Optimism on trade talks and encouraging signs in corporate earnings propelled stocks Friday. Encouraging news included better-than-expected third-quarter earnings and a report that Washington was close to finalizing parts of a trade pact with Beijing. The S&P achieved its biggest weekly percentage gain in seven weeks, and the NASDAQ posted its biggest in eight weeks. For the week, the Dow rose 0.70 percent to close at 26,958.06. The S&P gained 1.23 percent to finish at 3,022.55, and the NASDAQ climbed 1.90 percent to end the week at 8,243.12.
Stocks fell Friday; the Dow fell nearly 200 points. Several negative factors contributed to investor pessimism. Boeing and Johnson & Johnson experienced steep losses. A report showed China’s economy slowed to 6 percent in the third quarter – the slowest pace since the early 1990s. The Conference Board think tank reported the U.S. economy grew more slowly in September. For the week, the Dow rose 1.08 percent to close at 26,770.20. The S&P gained 1.66 percent to finish at 2,986.20, and the NASDAQ climbed 1.75 percent to end at 8,089.54.
Stocks ended higher Friday but lower than their session highs. On Thursday, President Trump announced a partial trade deal between China and the U.S. The positive news helped the S&P break a three-week losing streak. For the week, the Dow rose 2.37 percent to close at 26,816.59. The S&P gained 2.10 percent to finish at 2,970.27, and the NASDAQ climbed 2.35 percent to end the week at 8,057.04.

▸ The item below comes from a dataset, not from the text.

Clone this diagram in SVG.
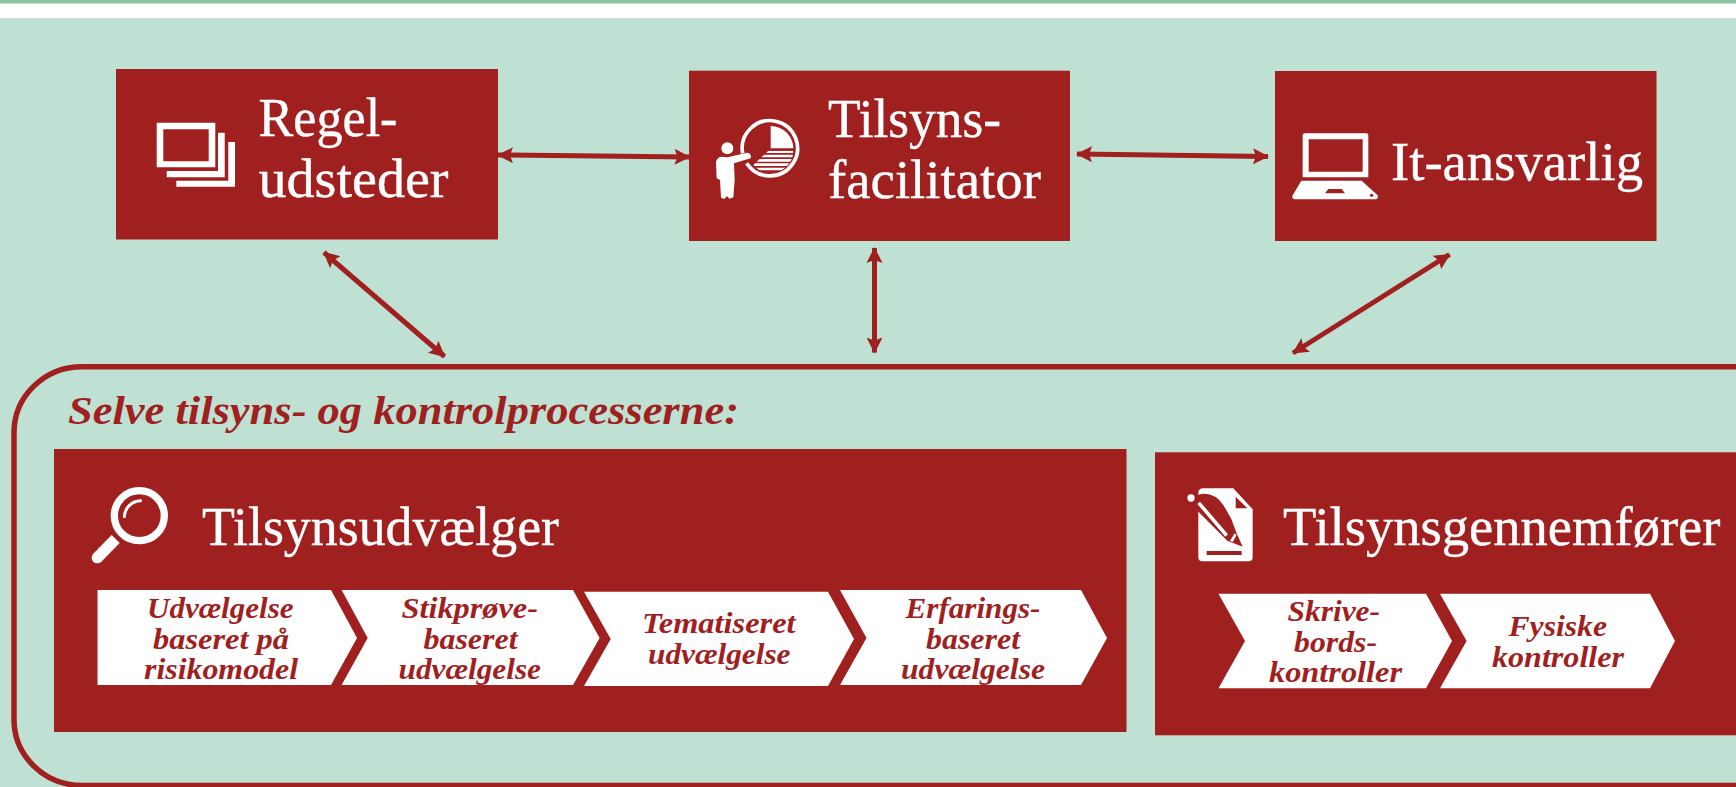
<svg xmlns="http://www.w3.org/2000/svg" width="1736" height="787" viewBox="0 0 1736 787">
<style>
.r{fill:#a01f1f}
.w{fill:#fff}
.t{font-family:"Liberation Serif","Times New Roman",serif;font-size:54px;fill:#fff;stroke:#fff;stroke-width:.4}
.s{font-family:"Liberation Serif","Times New Roman",serif;font-weight:bold;font-style:italic;font-size:29px;fill:#a01f1f}
.h{font-family:"Liberation Serif","Times New Roman",serif;font-weight:bold;font-style:italic;font-size:40px;fill:#a01f1f}
.c{stroke:#a01f1f;stroke-width:5;fill:none;marker-start:url(#ah);marker-end:url(#ah)}
</style>
<defs>
<marker id="ah" markerUnits="userSpaceOnUse" markerWidth="18" markerHeight="18" refX="15" refY="9" orient="auto-start-reverse"><path d="M0 1L16 9L0 17L3 9Z" fill="#a01f1f"/></marker>
<clipPath id="sector"><path d="M205 152H280A68 68 0 0 1 160 195Z"/></clipPath>
</defs>
<rect width="1736" height="787" fill="#fff"/>
<rect width="1736" height="3.500" fill="#8cc29d"/>
<rect y="18" width="1736" height="769" fill="#bfe1d3"/>
<g id="frame"><path d="M1740 366.700H82A68 66 0 0 0 14 433V719A68 66 0 0 0 82 785.500H1740" fill="none" stroke="#a01f1f" stroke-width="5.500"/>
<text class="h" x="68" y="423.500" textLength="671" lengthAdjust="spacingAndGlyphs">Selve tilsyns- og kontrolprocesserne:</text></g>
<g id="connectors">
<path class="c" d="M498 155L689.500 157"/>
<path class="c" d="M1077 154L1268 156.500"/>
<path class="c" d="M324 252.500L444.500 356.500"/>
<path class="c" d="M874.500 248V352.500"/>
<path class="c" d="M1449.500 254.500L1293 353"/>
</g>
<g id="node-regeludsteder">
<rect class="r" x="116" y="69" width="382" height="170.500"/>
<path class="w" fill-rule="evenodd" d="M156.700 122.700H215.300V167.300H156.700ZM163.300 129.300V161.300H208.700V129.300Z"/>
<path class="w" d="M218 132.700H224.700V177.300H166.700V171H218Z"/>
<path class="w" d="M228.300 142H235V186.700H176.300V180.700H228.300Z"/>
<text class="t" x="258.500" y="136" textLength="139" lengthAdjust="spacingAndGlyphs">Regel-</text>
<text class="t" x="258.500" y="196.500" textLength="190" lengthAdjust="spacingAndGlyphs">udsteder</text>
</g>
<g id="node-tilsynsfacilitator">
<rect class="r" x="689" y="70.700" width="381" height="170.300"/>
<g transform="translate(700 100) scale(.3333)">
<path d="M140 190A83 83 0 1 0 128 160" fill="none" stroke="#fff" stroke-width="11"/>
<path class="w" d="M212 78A68 68 0 0 1 280 145H212Z"/>
<g clip-path="url(#sector)" stroke="#fff" stroke-width="8"><path d="M150 155H290M150 168H290M150 181H290M150 194H290M150 207H290"/></g>
<circle class="w" cx="82" cy="145" r="18"/>
<path class="w" d="M48 187Q50 172 65 170L82 172L142 158Q156 162 152 175L102 190L104 240L100 292L88 296L81 288L73 297L63 293L60 240L50 235Z"/>
</g>
<text class="t" x="828" y="136.500" textLength="173" lengthAdjust="spacingAndGlyphs">Tilsyns-</text>
<text class="t" x="828" y="198" textLength="213" lengthAdjust="spacingAndGlyphs">facilitator</text>
</g>
<g id="node-it-ansvarlig">
<rect class="r" x="1275" y="71" width="381.500" height="170"/>
<g transform="translate(1280 120) scale(.3333)">
<path class="w" fill-rule="evenodd" d="M74 40H259Q265 40 265 46V172H68V46Q68 40 74 40ZM86 58V155H248V58Z"/>
<path class="w" d="M64 182H245L293 226Q296 238 285 238H45Q34 238 38 226ZM145 207L135 220H195L185 207Z" fill-rule="evenodd"/>
<circle class="r" cx="275" cy="226" r="5"/>
</g>
<text class="t" x="1391" y="180" textLength="252" lengthAdjust="spacingAndGlyphs">It-ansvarlig</text>
</g>
<g id="node-tilsynsudvaelger">
<rect class="r" x="54" y="449" width="1072.500" height="283"/>
<g transform="translate(70 470) scale(.3333)" fill="none" stroke="#fff">
<circle cx="208" cy="137" r="75" stroke-width="22"/>
<path d="M163 140A50 50 0 0 1 212 92" stroke-width="9" stroke-linecap="round"/>
<path d="M137 207L82 263" stroke-width="34"/>
<circle class="w" cx="82" cy="263" r="17" stroke="none"/>
</g>
<text class="t" x="202" y="544.500" textLength="357" lengthAdjust="spacingAndGlyphs">Tilsynsudvælger</text>
<g id="step-risikomodel"><path class="w" d="M97.500 590H331L357 638L331 685H97.500Z"/>
<text class="s" x="147" y="618" textLength="146.500" lengthAdjust="spacingAndGlyphs">Udvælgelse</text>
<text class="s" x="153" y="649" textLength="136" lengthAdjust="spacingAndGlyphs">baseret på</text>
<text class="s" x="144" y="679" textLength="154" lengthAdjust="spacingAndGlyphs">risikomodel</text></g>
<g id="step-stikproeve"><path class="w" d="M341.600 590H573L599.600 638L573 685H341.600L367.700 638Z"/>
<text class="s" x="401.500" y="618" textLength="136.500" lengthAdjust="spacingAndGlyphs">Stikprøve-</text>
<text class="s" x="423.500" y="649" textLength="94" lengthAdjust="spacingAndGlyphs">baseret</text>
<text class="s" x="398.500" y="679" textLength="142.500" lengthAdjust="spacingAndGlyphs">udvælgelse</text></g>
<g id="step-tematiseret"><path class="w" d="M584 591.700H828L854 639L828 686H584L610.700 639Z"/>
<text class="s" x="642" y="633" textLength="153.500" lengthAdjust="spacingAndGlyphs">Tematiseret</text>
<text class="s" x="648" y="664" textLength="142.500" lengthAdjust="spacingAndGlyphs">udvælgelse</text></g>
<g id="step-erfaring"><path class="w" d="M840 590H1081L1107 638L1081 685H840L866.500 638Z"/>
<text class="s" x="905.500" y="618" textLength="135" lengthAdjust="spacingAndGlyphs">Erfarings-</text>
<text class="s" x="926" y="649" textLength="94" lengthAdjust="spacingAndGlyphs">baseret</text>
<text class="s" x="901" y="679" textLength="144" lengthAdjust="spacingAndGlyphs">udvælgelse</text></g>
</g>
<g id="node-tilsynsgennemfoerer">
<rect class="r" x="1155" y="452.300" width="581" height="283"/>
<g transform="translate(1170 470) scale(.3333)">
<path class="w" d="M85 70Q85 55 100 55H190L248 118V262Q248 274 236 274H97Q85 274 85 262Z"/>
<path class="r" d="M197 80V115H232Z"/>
<rect class="r" x="110" y="243" width="105" height="12"/>
<path class="r" d="M66 100L84 74Q130 62 160 105L183 145L200 190L218 230L172 212L72 112Z"/>
<path class="w" d="M82 102L166 200L174 193L90 95Z"/>
<path class="w" d="M180 212L194 190L200 195L188 216Z"/>
<circle class="w" cx="63" cy="84" r="11"/>
</g>
<text class="t" x="1283" y="544.500" textLength="437.500" lengthAdjust="spacingAndGlyphs">Tilsynsgennemfører</text>
<g id="step-skrivebord"><path class="w" d="M1218.500 593.700H1426L1452 641L1426 688.300H1218.500L1245 641Z"/>
<text class="s" x="1287.500" y="620.500" textLength="92.500" lengthAdjust="spacingAndGlyphs">Skrive-</text>
<text class="s" x="1294" y="651.500" textLength="83" lengthAdjust="spacingAndGlyphs">bords-</text>
<text class="s" x="1269" y="681.500" textLength="133" lengthAdjust="spacingAndGlyphs">kontroller</text></g>
<g id="step-fysiske"><path class="w" d="M1440 593.700H1650L1675 641L1650 688.300H1440L1466.600 641Z"/>
<text class="s" x="1508.500" y="635.500" textLength="98.500" lengthAdjust="spacingAndGlyphs">Fysiske</text>
<text class="s" x="1492" y="666.500" textLength="132" lengthAdjust="spacingAndGlyphs">kontroller</text></g>
</g>
</svg>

Stocks rose Friday following a September jobs report that hit the sweet spot. The Bureau of Labor reported 136,000 jobs were added – enough to dampen recession fears but not enough to diminish expectations of a rate cut when the Federal Reserve meets later this month. The Dow and S&P still fell for their third straight week. For the week, the Dow fell 0.88 percent to close at 26,573.72. The S&P lost 0.30 percent to finish at 2,952.01, and the NASDAQ climbed 0.54 percent to end the week at 7,982.47.